### [Input material]
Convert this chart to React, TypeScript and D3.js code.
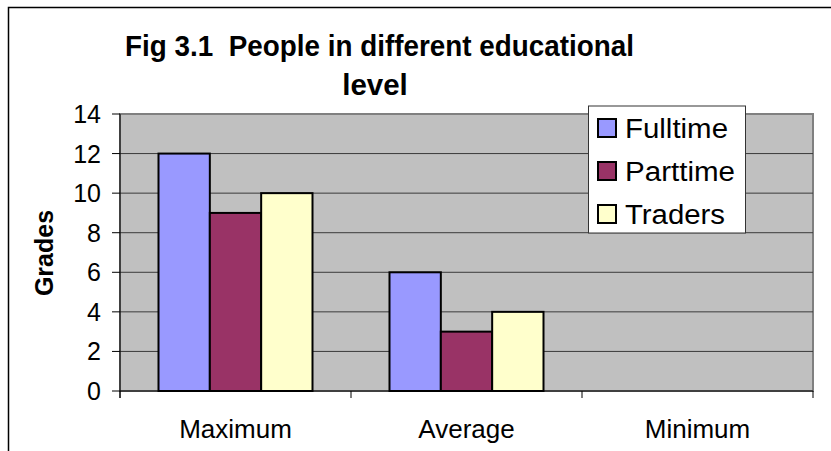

==

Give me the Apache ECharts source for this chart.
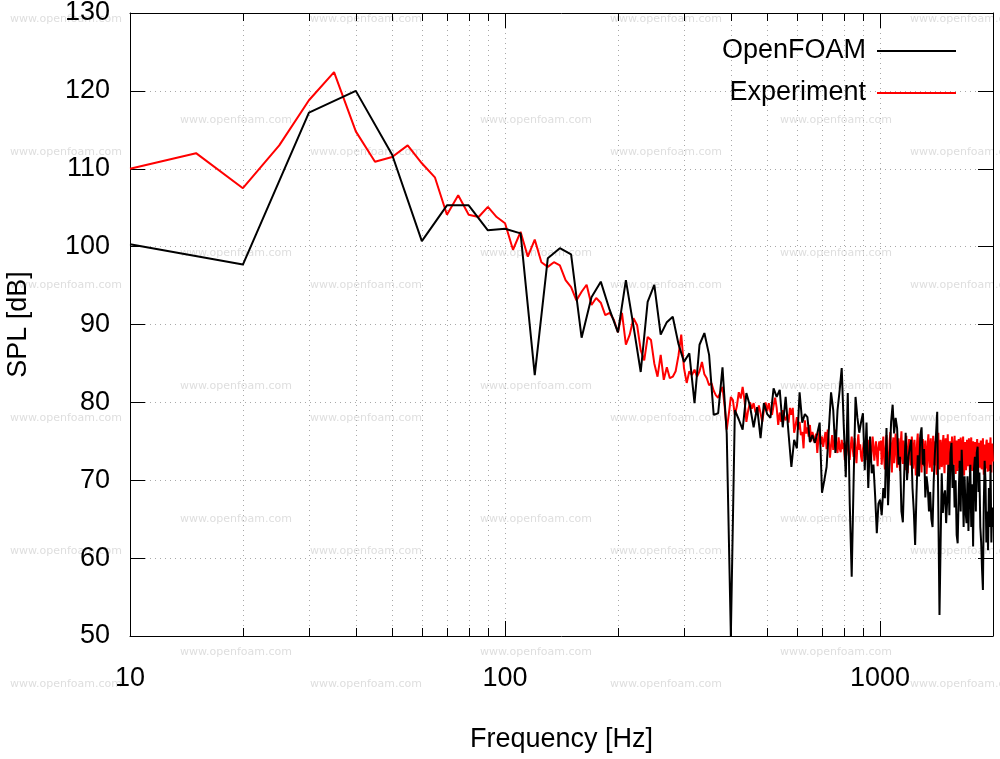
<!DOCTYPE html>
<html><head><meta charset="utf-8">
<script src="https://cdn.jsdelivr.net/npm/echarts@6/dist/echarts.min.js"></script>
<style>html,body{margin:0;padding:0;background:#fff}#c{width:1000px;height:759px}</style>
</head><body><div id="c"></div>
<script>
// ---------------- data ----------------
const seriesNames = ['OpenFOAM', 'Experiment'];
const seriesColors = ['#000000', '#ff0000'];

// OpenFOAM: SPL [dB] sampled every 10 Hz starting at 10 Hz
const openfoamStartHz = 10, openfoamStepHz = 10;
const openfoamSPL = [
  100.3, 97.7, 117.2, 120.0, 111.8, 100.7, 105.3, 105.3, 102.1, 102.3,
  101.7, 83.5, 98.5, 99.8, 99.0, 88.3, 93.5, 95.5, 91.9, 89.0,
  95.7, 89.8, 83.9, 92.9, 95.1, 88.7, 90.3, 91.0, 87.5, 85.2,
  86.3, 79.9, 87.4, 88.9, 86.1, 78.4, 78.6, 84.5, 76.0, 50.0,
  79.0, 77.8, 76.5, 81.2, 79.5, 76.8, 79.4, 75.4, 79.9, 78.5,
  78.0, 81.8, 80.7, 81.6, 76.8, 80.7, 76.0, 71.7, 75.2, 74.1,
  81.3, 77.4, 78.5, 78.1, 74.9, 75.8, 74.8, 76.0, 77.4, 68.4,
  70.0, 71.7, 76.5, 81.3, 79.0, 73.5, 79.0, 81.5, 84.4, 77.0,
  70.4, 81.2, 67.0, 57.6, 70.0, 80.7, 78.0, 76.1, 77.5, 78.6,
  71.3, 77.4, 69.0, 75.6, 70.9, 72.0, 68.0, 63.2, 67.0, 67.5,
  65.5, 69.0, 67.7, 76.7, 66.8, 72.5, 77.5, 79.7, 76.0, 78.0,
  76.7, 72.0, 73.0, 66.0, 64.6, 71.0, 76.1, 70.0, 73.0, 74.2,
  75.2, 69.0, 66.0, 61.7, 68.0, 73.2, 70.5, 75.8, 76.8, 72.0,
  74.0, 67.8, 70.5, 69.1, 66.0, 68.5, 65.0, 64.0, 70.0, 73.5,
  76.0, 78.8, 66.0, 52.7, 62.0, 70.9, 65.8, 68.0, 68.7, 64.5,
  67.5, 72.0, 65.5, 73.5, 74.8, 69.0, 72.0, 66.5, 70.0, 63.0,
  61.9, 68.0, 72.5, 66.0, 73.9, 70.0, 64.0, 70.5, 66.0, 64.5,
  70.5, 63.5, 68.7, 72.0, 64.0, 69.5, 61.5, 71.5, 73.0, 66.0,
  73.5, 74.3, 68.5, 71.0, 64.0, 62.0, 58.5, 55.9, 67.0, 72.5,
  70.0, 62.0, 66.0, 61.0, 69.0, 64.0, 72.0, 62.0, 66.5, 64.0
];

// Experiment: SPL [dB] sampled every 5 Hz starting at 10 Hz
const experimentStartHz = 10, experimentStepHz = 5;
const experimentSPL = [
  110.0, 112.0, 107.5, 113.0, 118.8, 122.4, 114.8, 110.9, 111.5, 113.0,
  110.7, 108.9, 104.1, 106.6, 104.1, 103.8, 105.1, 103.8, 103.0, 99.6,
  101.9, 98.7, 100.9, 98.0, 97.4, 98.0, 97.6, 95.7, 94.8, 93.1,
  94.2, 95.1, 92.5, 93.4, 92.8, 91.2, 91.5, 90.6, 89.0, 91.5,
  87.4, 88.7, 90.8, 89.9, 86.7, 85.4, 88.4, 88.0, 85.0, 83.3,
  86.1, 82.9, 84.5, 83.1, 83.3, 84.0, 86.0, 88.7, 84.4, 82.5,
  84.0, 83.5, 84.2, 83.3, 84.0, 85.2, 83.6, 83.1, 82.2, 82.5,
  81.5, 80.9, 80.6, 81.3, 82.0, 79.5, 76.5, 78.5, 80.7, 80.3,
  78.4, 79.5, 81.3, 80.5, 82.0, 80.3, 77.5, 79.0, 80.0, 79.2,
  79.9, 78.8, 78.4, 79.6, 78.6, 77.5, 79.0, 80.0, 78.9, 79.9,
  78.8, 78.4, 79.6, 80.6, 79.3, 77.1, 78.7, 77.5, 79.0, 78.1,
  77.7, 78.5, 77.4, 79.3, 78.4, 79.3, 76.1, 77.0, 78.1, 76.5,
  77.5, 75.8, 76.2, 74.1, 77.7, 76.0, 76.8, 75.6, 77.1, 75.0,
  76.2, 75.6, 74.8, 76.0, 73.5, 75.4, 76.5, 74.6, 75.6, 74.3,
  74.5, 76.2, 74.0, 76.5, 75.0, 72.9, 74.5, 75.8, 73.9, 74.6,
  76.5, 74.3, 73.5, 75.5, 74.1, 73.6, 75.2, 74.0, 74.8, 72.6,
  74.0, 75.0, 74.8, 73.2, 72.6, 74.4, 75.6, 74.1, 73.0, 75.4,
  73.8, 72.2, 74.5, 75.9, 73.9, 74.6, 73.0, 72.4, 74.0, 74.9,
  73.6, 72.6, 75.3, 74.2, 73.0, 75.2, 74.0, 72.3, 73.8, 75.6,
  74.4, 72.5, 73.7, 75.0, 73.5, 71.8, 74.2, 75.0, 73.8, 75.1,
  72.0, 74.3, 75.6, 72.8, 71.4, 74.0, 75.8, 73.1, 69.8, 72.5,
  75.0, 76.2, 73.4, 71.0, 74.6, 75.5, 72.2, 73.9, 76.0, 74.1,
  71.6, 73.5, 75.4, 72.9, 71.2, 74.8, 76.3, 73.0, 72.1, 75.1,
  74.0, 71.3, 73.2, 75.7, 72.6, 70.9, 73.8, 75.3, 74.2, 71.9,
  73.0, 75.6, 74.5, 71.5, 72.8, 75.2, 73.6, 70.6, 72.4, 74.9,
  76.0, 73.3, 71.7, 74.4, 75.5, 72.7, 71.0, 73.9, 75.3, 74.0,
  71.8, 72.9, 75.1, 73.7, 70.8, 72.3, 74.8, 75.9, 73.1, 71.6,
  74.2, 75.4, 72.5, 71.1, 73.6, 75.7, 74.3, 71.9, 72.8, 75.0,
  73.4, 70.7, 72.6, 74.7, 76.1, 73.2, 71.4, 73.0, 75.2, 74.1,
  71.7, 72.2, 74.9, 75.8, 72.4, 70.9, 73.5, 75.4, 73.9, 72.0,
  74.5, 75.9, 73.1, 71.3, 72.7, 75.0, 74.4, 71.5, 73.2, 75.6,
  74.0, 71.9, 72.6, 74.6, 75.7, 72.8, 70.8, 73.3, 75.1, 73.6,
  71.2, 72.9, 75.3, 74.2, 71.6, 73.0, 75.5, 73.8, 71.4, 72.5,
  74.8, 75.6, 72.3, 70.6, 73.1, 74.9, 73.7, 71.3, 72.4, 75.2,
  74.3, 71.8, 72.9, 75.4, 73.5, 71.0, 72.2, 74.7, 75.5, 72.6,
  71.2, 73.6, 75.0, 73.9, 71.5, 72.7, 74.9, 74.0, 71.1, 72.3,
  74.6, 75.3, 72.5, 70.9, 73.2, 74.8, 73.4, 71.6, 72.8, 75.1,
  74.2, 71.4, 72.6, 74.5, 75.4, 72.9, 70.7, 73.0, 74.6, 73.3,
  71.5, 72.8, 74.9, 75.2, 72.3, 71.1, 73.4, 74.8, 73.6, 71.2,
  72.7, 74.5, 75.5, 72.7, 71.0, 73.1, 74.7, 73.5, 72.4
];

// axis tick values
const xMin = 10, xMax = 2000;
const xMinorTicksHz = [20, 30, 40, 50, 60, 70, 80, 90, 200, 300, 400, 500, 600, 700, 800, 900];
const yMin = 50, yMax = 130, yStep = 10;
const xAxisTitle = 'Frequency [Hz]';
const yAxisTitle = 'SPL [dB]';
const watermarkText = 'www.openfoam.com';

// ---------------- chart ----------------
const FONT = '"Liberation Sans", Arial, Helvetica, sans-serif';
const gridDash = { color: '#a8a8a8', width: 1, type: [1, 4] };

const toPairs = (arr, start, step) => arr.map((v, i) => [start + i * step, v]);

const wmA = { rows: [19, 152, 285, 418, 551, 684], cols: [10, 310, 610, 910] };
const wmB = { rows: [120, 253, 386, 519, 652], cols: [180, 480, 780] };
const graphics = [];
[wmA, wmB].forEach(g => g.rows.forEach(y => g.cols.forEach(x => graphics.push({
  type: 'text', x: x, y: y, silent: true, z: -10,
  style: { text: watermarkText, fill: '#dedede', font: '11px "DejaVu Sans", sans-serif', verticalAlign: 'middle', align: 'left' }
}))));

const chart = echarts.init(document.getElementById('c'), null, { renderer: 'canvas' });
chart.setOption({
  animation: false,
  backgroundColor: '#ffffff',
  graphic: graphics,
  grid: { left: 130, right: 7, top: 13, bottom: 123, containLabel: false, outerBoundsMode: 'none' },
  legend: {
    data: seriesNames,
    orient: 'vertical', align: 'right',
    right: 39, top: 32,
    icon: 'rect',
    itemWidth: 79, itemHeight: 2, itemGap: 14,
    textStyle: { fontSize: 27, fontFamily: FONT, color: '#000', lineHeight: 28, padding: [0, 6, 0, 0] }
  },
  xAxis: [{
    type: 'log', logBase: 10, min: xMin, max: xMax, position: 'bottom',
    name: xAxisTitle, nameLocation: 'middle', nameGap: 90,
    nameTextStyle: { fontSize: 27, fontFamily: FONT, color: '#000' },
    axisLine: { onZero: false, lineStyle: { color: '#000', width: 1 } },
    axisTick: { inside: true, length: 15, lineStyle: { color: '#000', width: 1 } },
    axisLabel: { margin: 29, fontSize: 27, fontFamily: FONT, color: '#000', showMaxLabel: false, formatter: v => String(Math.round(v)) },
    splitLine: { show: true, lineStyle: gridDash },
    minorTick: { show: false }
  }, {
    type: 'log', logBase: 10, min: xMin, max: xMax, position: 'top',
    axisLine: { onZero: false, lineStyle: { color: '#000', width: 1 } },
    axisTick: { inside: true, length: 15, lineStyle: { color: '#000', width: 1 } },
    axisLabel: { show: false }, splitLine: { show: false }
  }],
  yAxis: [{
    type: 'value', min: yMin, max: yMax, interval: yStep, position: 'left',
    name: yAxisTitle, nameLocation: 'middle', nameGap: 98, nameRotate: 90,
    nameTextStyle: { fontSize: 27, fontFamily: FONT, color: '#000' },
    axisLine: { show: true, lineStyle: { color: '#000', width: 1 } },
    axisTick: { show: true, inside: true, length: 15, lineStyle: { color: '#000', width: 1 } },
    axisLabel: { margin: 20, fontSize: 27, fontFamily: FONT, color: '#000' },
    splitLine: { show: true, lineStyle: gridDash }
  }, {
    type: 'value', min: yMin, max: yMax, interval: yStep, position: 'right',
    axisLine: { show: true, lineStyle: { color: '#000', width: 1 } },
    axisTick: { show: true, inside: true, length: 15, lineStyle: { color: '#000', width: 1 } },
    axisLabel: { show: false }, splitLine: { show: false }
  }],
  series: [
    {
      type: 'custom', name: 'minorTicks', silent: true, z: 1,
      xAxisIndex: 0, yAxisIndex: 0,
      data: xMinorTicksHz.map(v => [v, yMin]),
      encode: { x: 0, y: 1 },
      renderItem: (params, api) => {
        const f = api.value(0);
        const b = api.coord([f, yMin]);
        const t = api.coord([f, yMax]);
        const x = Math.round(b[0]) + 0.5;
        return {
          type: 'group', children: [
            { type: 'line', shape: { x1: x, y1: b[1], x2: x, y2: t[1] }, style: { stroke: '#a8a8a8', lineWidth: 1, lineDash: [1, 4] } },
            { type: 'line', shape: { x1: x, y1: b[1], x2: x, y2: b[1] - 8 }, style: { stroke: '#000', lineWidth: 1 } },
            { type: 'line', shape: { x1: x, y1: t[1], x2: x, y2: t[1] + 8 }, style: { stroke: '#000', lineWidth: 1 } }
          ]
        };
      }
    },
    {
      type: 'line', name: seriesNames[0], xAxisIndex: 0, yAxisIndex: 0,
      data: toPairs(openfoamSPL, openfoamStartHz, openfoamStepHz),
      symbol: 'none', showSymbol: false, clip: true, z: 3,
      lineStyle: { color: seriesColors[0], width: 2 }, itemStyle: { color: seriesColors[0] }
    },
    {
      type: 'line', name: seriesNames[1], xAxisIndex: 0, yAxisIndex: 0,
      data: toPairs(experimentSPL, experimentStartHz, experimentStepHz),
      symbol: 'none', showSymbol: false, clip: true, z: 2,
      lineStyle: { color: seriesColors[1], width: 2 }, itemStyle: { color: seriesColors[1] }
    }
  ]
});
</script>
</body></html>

### [Stated goal]
Write out again exactly the lines above from the one with "Give me the" through the one with "const seriesColors = ['#000000', '#ff0000'];", adding no other lines and no pictures.

### [Correct output]
Give me the Apache ECharts source for this chart.
<!DOCTYPE html>
<html><head><meta charset="utf-8">
<script src="https://cdn.jsdelivr.net/npm/echarts@6/dist/echarts.min.js"></script>
<style>html,body{margin:0;padding:0;background:#fff}#c{width:1000px;height:759px}</style>
</head><body><div id="c"></div>
<script>
// ---------------- data ----------------
const seriesNames = ['OpenFOAM', 'Experiment'];
const seriesColors = ['#000000', '#ff0000'];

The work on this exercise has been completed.